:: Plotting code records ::
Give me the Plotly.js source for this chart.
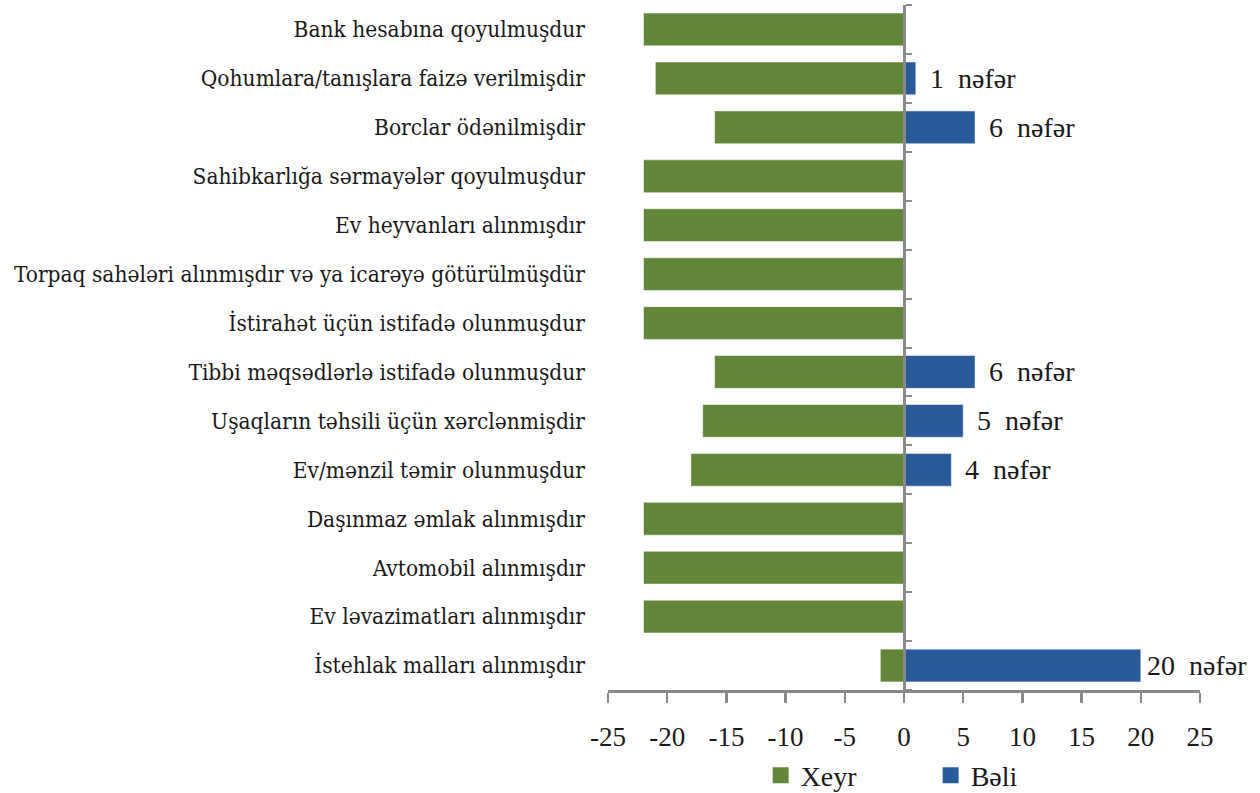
<!DOCTYPE html>
<html>
<head>
<meta charset="utf-8">
<script src="https://cdn.plot.ly/plotly-3.0.1.min.js"></script>
<style>html,body{margin:0;padding:0;background:#fff;}#chart{width:1260px;height:793px;}</style>
</head>
<body>
<div id="chart"></div>
<script>
const categories = [
  "Bank hesabına qoyulmuşdur",
  "Qohumlara/tanışlara faizə verilmişdir",
  "Borclar ödənilmişdir",
  "Sahibkarlığa sərmayələr qoyulmuşdur",
  "Ev heyvanları alınmışdır",
  "Torpaq sahələri alınmışdır və ya icarəyə götürülmüşdür",
  "İstirahət üçün istifadə olunmuşdur",
  "Tibbi məqsədlərlə istifadə olunmuşdur",
  "Uşaqların təhsili üçün xərclənmişdir",
  "Ev/mənzil təmir olunmuşdur",
  "Daşınmaz əmlak alınmışdır",
  "Avtomobil alınmışdır",
  "Ev ləvazimatları alınmışdır",
  "İstehlak malları alınmışdır"
];
const xeyrValues = [-22, -21, -16, -22, -22, -22, -22, -16, -17, -18, -22, -22, -22, -2];
const beliValues = [0, 1, 6, 0, 0, 0, 0, 6, 5, 4, 0, 0, 0, 20];
const unitLabel = "nəfər";
const xTicks = [-25, -20, -15, -10, -5, 0, 5, 10, 15, 20, 25];

const FONT = "Liberation Serif";
const CATFONT = "DejaVu Serif Condensed";
const GRAY = "#8a8a8a";
const GREEN = "#62863a";
const BLUE = "#2a5a9a";
const n = categories.length;

const traces = [
  {
    type: "bar", orientation: "h", name: "Xeyr", showlegend: false,
    y: categories, x: xeyrValues,
    marker: {color: GREEN, line: {color: "#ffffff", width: 0.5}},
    hoverinfo: "x+y"
  },
  {
    type: "bar", orientation: "h", name: "Bəli", showlegend: false,
    y: categories, x: beliValues,
    marker: {color: BLUE, line: {color: "#ffffff", width: 0.5}},
    hoverinfo: "x+y"
  },
  {
    type: "scatter", x: [0], y: [0], yaxis: "y2", mode: "markers",
    marker: {opacity: 0}, showlegend: false, hoverinfo: "skip"
  },
  {
    type: "scatter", name: "Xeyr", x: [null], y: [null], mode: "markers",
    marker: {symbol: "square", size: 20, color: GREEN}, showlegend: true
  },
  {
    type: "scatter", name: "Bəli", x: [null], y: [null], mode: "markers",
    marker: {symbol: "square", size: 20, color: BLUE}, showlegend: true
  }
];

const annotations = [];
categories.forEach((c, i) => {
  if (beliValues[i] > 0) {
    annotations.push({
      x: beliValues[i], y: c, xref: "x", yref: "y",
      text: beliValues[i] + "  " + unitLabel,
      showarrow: false, xanchor: "left", yanchor: "middle",
      xshift: beliValues[i] >= 10 ? 4 : 12,
      font: {family: FONT, size: 28, color: "#1a1a1a"}
    });
  }
});

const tickPos = [];
for (let i = 0; i <= n; i++) tickPos.push(i - 0.5);

const layout = {
  width: 1260, height: 793,
  margin: {l: 608, r: 60, t: 5, b: 103},
  paper_bgcolor: "#ffffff", plot_bgcolor: "#ffffff",
  barmode: "relative", bargap: 0.33,
  showlegend: true,
  legend: {
    orientation: "h", x: 0.545, xanchor: "center", xref: "paper",
    y: 0.022, yanchor: "middle", yref: "container",
    font: {family: FONT, size: 28, color: "#1a1a1a"},
    entrywidth: 125, traceorder: "normal"
  },
  xaxis: {
    range: [-25, 25], tickmode: "array", tickvals: xTicks,
    ticktext: xTicks.map(String),
    showgrid: false, zeroline: false,
    showline: true, linecolor: GRAY, linewidth: 2.5,
    ticks: "outside", ticklen: 10, tickwidth: 2.5, tickcolor: GRAY,
    tickfont: {family: FONT, size: 27, color: "#1a1a1a"},
    ticklabelstandoff: 11
  },
  yaxis: {
    type: "category", range: [n - 0.5, -0.5],
    showgrid: false, zeroline: false, showline: false, ticks: "",
    tickfont: {family: CATFONT, size: 22.5, color: "#1a1a1a"},
    ticklabelstandoff: 22
  },
  yaxis2: {
    overlaying: "y", anchor: "free", position: 0.5, side: "right",
    range: [n - 0.5, -0.5], tickmode: "array", tickvals: tickPos,
    showticklabels: false, showgrid: false, zeroline: false,
    showline: true, linecolor: GRAY, linewidth: 2.5,
    ticks: "outside", ticklen: 6, tickwidth: 2, tickcolor: GRAY
  },
  annotations: annotations
};

Plotly.newPlot("chart", traces, layout, {displayModeBar: false, staticPlot: true});
</script>
</body>
</html>
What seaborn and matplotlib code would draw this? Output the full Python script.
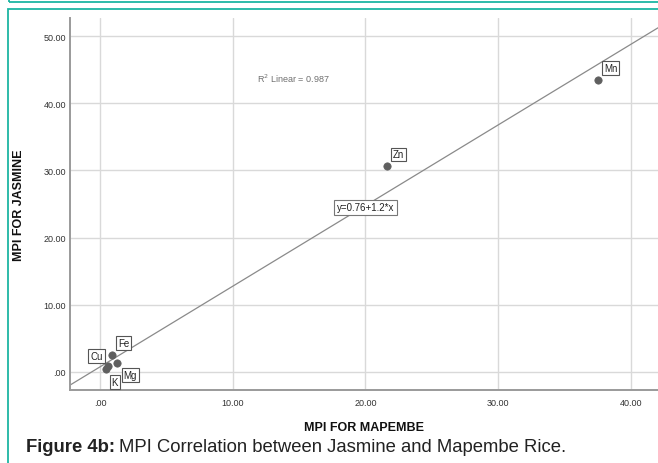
import numpy as np
import pandas as pd
import seaborn as sns
import matplotlib
import matplotlib.pyplot as plt
from matplotlib.patches import Rectangle
from matplotlib.ticker import FuncFormatter

matplotlib.use('Agg')

# values
elements = ['Mn', 'Zn', 'Fe', 'Cu', 'Mg', 'K']
mpi_mapembe = [37.5, 21.6, 0.88, 0.63, 1.31, 0.45]
mpi_jasmine = [43.5, 30.7, 2.6, 0.85, 1.3, 0.45]

fit_intercept = 0.76
fit_slope = 1.2
r_squared = 0.987

x_ticks = [0, 10, 20, 30, 40]
y_ticks = [0, 10, 20, 30, 40, 50]

# where each point label sits relative to its point (points), and alignment
label_place = {
    'Mn': ((4.5, 4.5), 'left', 'bottom'),
    'Zn': ((4.5, 4.5), 'left', 'bottom'),
    'Fe': ((4.5, 4.5), 'left', 'bottom'),
    'Cu': ((-4.0, 3.5), 'right', 'bottom'),
    'Mg': ((4.5, -5.0), 'left', 'top'),
    'K': ((4.0, -6.0), 'left', 'top'),
}

df = pd.DataFrame({'element': elements, 'mapembe': mpi_mapembe, 'jasmine': mpi_jasmine})

sns.set_theme(style='white')
plt.rcParams['font.family'] = ['Liberation Sans', 'DejaVu Sans']

fig = plt.figure(figsize=(6.58, 4.64), dpi=100)
ax = fig.add_axes([70 / 658, 73 / 464, 588 / 658, 372 / 464])

# teal frames of the page
teal = '#1cb5a3'
fig.patches.append(Rectangle((9 / 658, 1 - 3 / 464), 1.0, 1.0, transform=fig.transFigure,
                             fill=False, edgecolor=teal, linewidth=1.3, zorder=0))
fig.patches.append(Rectangle((8 / 658, -0.1), 1.0, 1.1 - 10 / 464, transform=fig.transFigure,
                             fill=False, edgecolor=teal, linewidth=1.3, zorder=0))

ax.set_xlim(-2.26, 42.05)
ax.set_ylim(-2.68, 52.68)
ax.set_xticks(x_ticks)
ax.set_yticks(y_ticks)

fmt = FuncFormatter(lambda v, p: f'{v:.2f}'.lstrip('0') if v == 0 else f'{v:.2f}')
ax.xaxis.set_major_formatter(fmt)
ax.yaxis.set_major_formatter(fmt)
ax.tick_params(axis='both', length=0, labelsize=6.5, labelcolor='#333333')
ax.tick_params(axis='x', pad=6)
ax.tick_params(axis='y', pad=3)

ax.grid(True, color='#d9d9d9', linewidth=1.0)
ax.set_axisbelow(True)
for side in ['top', 'right']:
    ax.spines[side].set_visible(False)
for side in ['left', 'bottom']:
    ax.spines[side].set_color('#9a9a9a')
    ax.spines[side].set_linewidth(1.4)

# fit line
ax.axline((0, fit_intercept), slope=fit_slope, color='#8a8a8a', linewidth=0.9, zorder=2)

sns.scatterplot(data=df, x='mapembe', y='jasmine', ax=ax, color='#5f5f5f',
                s=28, edgecolor='#5f5f5f', linewidth=0.5, zorder=3, legend=False)

for name, xv, yv in zip(elements, mpi_mapembe, mpi_jasmine):
    offset, ha, va = label_place[name]
    ax.annotate(name, (xv, yv), xytext=offset, textcoords='offset points',
                ha=ha, va=va, fontsize=7, color='#222222', zorder=4,
                bbox=dict(boxstyle='square,pad=0.2', facecolor='white',
                          edgecolor='#555555', linewidth=0.8))

ax.text(20.0, 24.5, f'y={fit_intercept}+{fit_slope}*x', ha='center', va='center',
        fontsize=7, color='#222222', zorder=5,
        bbox=dict(boxstyle='square,pad=0.25', facecolor='white',
                  edgecolor='#777777', linewidth=0.8))

ax.text(11.83, 43.75, f'R$^2$ Linear = {r_squared}', ha='left', va='center',
        fontsize=6.5, color='#707070')

ax.set_xlabel('MPI FOR MAPEMBE', fontsize=9, fontweight='bold', color='#111111', labelpad=10)
ax.set_ylabel('MPI FOR JASMINE', fontsize=9, fontweight='bold', color='#111111')
ax.yaxis.set_label_coords(-45 / 588, 0.5)

# caption: bold prefix and normal text
cap_y = 1 - 448 / 464
bold = fig.text(26 / 658, cap_y, 'Figure 4b:', fontsize=13.3, fontweight='bold',
                color='#222222', va='center', ha='left')
fig.canvas.draw()
bb = bold.get_window_extent()
fig.text(bb.x1 / fig.bbox.width + 4 / 658, cap_y,
         'MPI Correlation between Jasmine and Mapembe Rice.',
         fontsize=13.3, color='#222222', va='center', ha='left')

plt.savefig('out.png', dpi=100)
plt.close()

:: Task goal ::
Among the entries above, locate the line with "What seaborn and" and the line with "r_squared = 0.987". Give those two lines and all lines between them again, exactly, leaving out the pictures.

:: Solution ::
What seaborn and matplotlib code would draw this? Output the full Python script.
import numpy as np
import pandas as pd
import seaborn as sns
import matplotlib
import matplotlib.pyplot as plt
from matplotlib.patches import Rectangle
from matplotlib.ticker import FuncFormatter

matplotlib.use('Agg')

# values
elements = ['Mn', 'Zn', 'Fe', 'Cu', 'Mg', 'K']
mpi_mapembe = [37.5, 21.6, 0.88, 0.63, 1.31, 0.45]
mpi_jasmine = [43.5, 30.7, 2.6, 0.85, 1.3, 0.45]

fit_intercept = 0.76
fit_slope = 1.2
r_squared = 0.987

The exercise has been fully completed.